Ese mismo día, una vez entregados de vuelta los trabajos a cada alumno, el profesor asignó otro trabajo, con las mismas características que ya tenemos dichas que aplicaba el profesor. De acuerdo con cada uno en particular. Y el tema que me asignó fue: “Las palabras de Jesús en los Evangelios”. El plazo era mayor. Un mes para ello. No había tiempo que perder.
Entregamos cada uno, en el tiempo fijado, lo que cada cual había trabajado.
Mayor fue la sorpresa cuando a la hora de la calificación, uno de los peores en puntuación, era justamente el mío. Había una nota de observación: “no investigó y no se utilizó bibliografía suficiente… el trabajo no cubre las expectativas…” El trabajo ni siquiera llegaba a la frontera del 10 sobre 20 que era la escala de la puntuación. O sea…

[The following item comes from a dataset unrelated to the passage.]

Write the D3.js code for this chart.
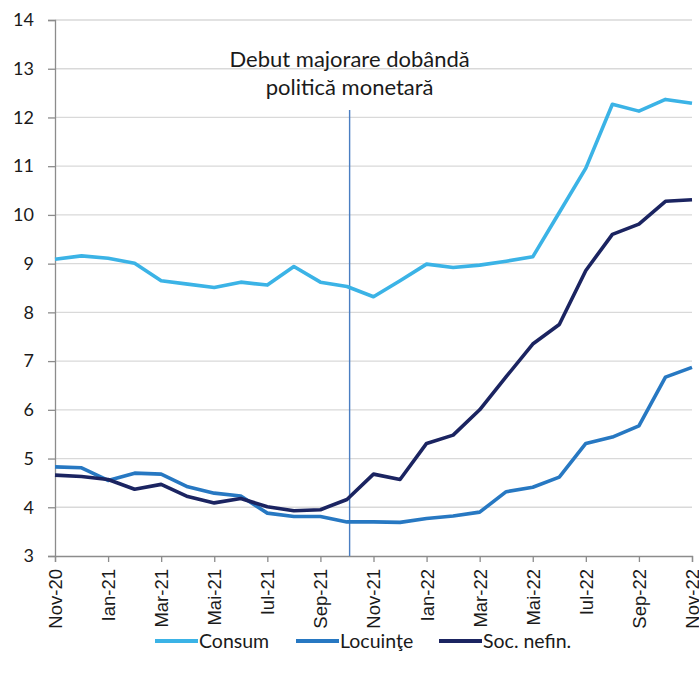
<!DOCTYPE html>
<html><head><meta charset="utf-8">
<script src="https://cdn.jsdelivr.net/npm/d3@7"></script>
<style>body{margin:0;background:#fff}svg{display:block}text{font-family:Lato,"Open Sans",sans-serif;fill:#1a1a1a}</style>
</head><body><svg id="c" width="699" height="679"></svg>
<script>
const months = ["Nov-20","Dec-20","Ian-21","Feb-21","Mar-21","Apr-21","Mai-21","Iun-21","Iul-21","Aug-21","Sep-21","Oct-21","Nov-21","Dec-21","Ian-22","Feb-22","Mar-22","Apr-22","Mai-22","Iun-22","Iul-22","Aug-22","Sep-22","Oct-22","Nov-22"];
const consum = [9.09,9.16,9.11,9.01,8.65,8.58,8.51,8.62,8.56,8.94,8.62,8.53,8.32,8.65,8.99,8.92,8.97,9.05,9.14,10.05,10.96,12.27,12.13,12.37,12.29];
const locuinte = [4.83,4.81,4.55,4.70,4.68,4.42,4.29,4.23,3.88,3.81,3.81,3.70,3.70,3.69,3.77,3.82,3.90,4.32,4.41,4.62,5.31,5.44,5.67,6.67,6.87];
const socNefin = [4.66,4.63,4.57,4.37,4.47,4.22,4.09,4.18,4.01,3.93,3.95,4.16,4.68,4.57,5.31,5.48,6.00,6.68,7.35,7.75,8.86,9.60,9.81,10.28,10.31];
const yTicks = [3,4,5,6,7,8,9,10,11,12,13,14];
const xTickLabels = ["Nov-20","Ian-21","Mar-21","Mai-21","Iul-21","Sep-21","Nov-21","Ian-22","Mar-22","Mai-22","Iul-22","Sep-22","Nov-22"];
const seriesNames = ["Consum","Locuinţe","Soc. nefin."];
const eventPos = 11.1; // month index of policy-rate hike start
const annotation = ["Debut majorare dobândă","politică monetară"];

const colors = ["#3bb3e6","#2778c2","#1b2461"];
const svg = d3.select("#c");
const L=55, R=692, T=20, B=556;
const x = d3.scaleLinear().domain([0, months.length-1]).range([L,R]);
const y = d3.scaleLinear().domain([3,14]).range([B,T]);

// grid
svg.append("g").selectAll("line").data(yTicks.filter(d=>d>3)).join("line")
  .attr("x1",L).attr("x2",R).attr("y1",d=>y(d)).attr("y2",d=>y(d))
  .attr("stroke","#d9d9d9").attr("stroke-width",1.3);

// y axis
const ya = svg.append("g").attr("transform",`translate(${L},0)`)
  .call(d3.axisLeft(y).tickValues(yTicks).tickSize(7).tickPadding(14).tickFormat(d3.format("d")));
ya.select(".domain").attr("stroke","#8c8c8c").attr("stroke-width",1.3);
ya.selectAll(".tick line").attr("stroke","#8c8c8c").attr("stroke-width",1.3);
ya.selectAll("text").style("font-size","18px").attr("fill","#1a1a1a").style("font-family","Lato, sans-serif");

// x axis
const xIdx = xTickLabels.map(l=>months.indexOf(l));
const xa = svg.append("g").attr("transform",`translate(0,${B})`)
  .call(d3.axisBottom(x).tickValues(xIdx).tickSize(6).tickFormat(i=>months[i]));
xa.select(".domain").attr("stroke","#8c8c8c").attr("stroke-width",1.3);
xa.selectAll(".tick line").attr("stroke","#8c8c8c").attr("stroke-width",1.3);
xa.selectAll("text").style("font-size","18.5px").attr("fill","#1a1a1a").style("font-family","'Liberation Sans', Arial, sans-serif")
  .attr("transform","rotate(-90)").attr("text-anchor","end").attr("x",-13).attr("y",0).attr("dy","0.35em");

// event line
svg.append("line").attr("x1",x(eventPos)).attr("x2",x(eventPos)).attr("y1",110).attr("y2",B)
  .attr("stroke","#4a7ec2").attr("stroke-width",1.4);
svg.append("g").selectAll("text").data(annotation).join("text")
  .attr("x",x(eventPos)).attr("y",(d,i)=>67+i*28).attr("text-anchor","middle")
  .style("font-size","22px").text(d=>d);

// lines
const line = d3.line().x((d,i)=>x(i)).y(d=>y(d));
[consum,locuinte,socNefin].forEach((s,k)=>{
  svg.append("path").datum(s).attr("d",line).attr("fill","none")
    .attr("stroke",colors[k]).attr("stroke-width",3.6).attr("stroke-linejoin","round");
});

// legend
const lx = [155,296,439];
const lg = svg.append("g");
seriesNames.forEach((n,k)=>{
  lg.append("line").attr("x1",lx[k]).attr("x2",lx[k]+43).attr("y1",641).attr("y2",641)
    .attr("stroke",colors[k]).attr("stroke-width",4);
  lg.append("text").attr("x",lx[k]+44).attr("y",641).attr("dy","0.35em").style("font-size","19.5px").text(n);
});
</script></body></html>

Sin duda que el método determinaba los resultados. Se había tratado de haber aplicado método de estudio distinto, por consiguiente, con resultados distintos. Había que utilizar fuentes bibliográficas con fuerte asentamiento histórico y exegético, y no tenía esas bases fundamentales. “No había dado pie con bola…” El método había sido el mismo que había aplicado para el trabajo anterior. En eso había estado la falta científica y seria del trabajo, porque, ahora tenía que aplicar metodología distinta y rigurosa, lo que llevaría y supondría leer mucho sobre los parámetros que hay que tener para saber diferenciar y precisar los elementos precisos que indiquen las características de las posibles palabra de Jesús en los Evangelios, porque no todo lo que aparece en ellos, atribuidos a Jesús es propiamente suyo (los famosos logion), sino elaboración cristológica (desde la fe) de cada evangelista. Sin afirmar, por otra parte, que todo pudiera ser invención. Esa es la línea altamente candente y realmente delicada por ser límite de errores, y de los que han sido necesarios juntar los métodos científico-intelectuales del estudio de la persona de Jesús y su mensaje.
Pero como su método y metodología consistía en crear y generar interés por sus materias, el tema lo he seguido estudiando, porque, con las limitaciones individuales se trata de saber cuáles fueron, en definitiva, las “palabras dichas por Jesús que aparecen en los Evangelios”. Y, con ello, establecer un acercamiento al Jesús histórico, a de la historia, al de los Evangelios, que tanto fascina y enamora.

Y que aquí continúa… porque ha quedado la inquietud y el efecto duradero de su enseñanza y metodología.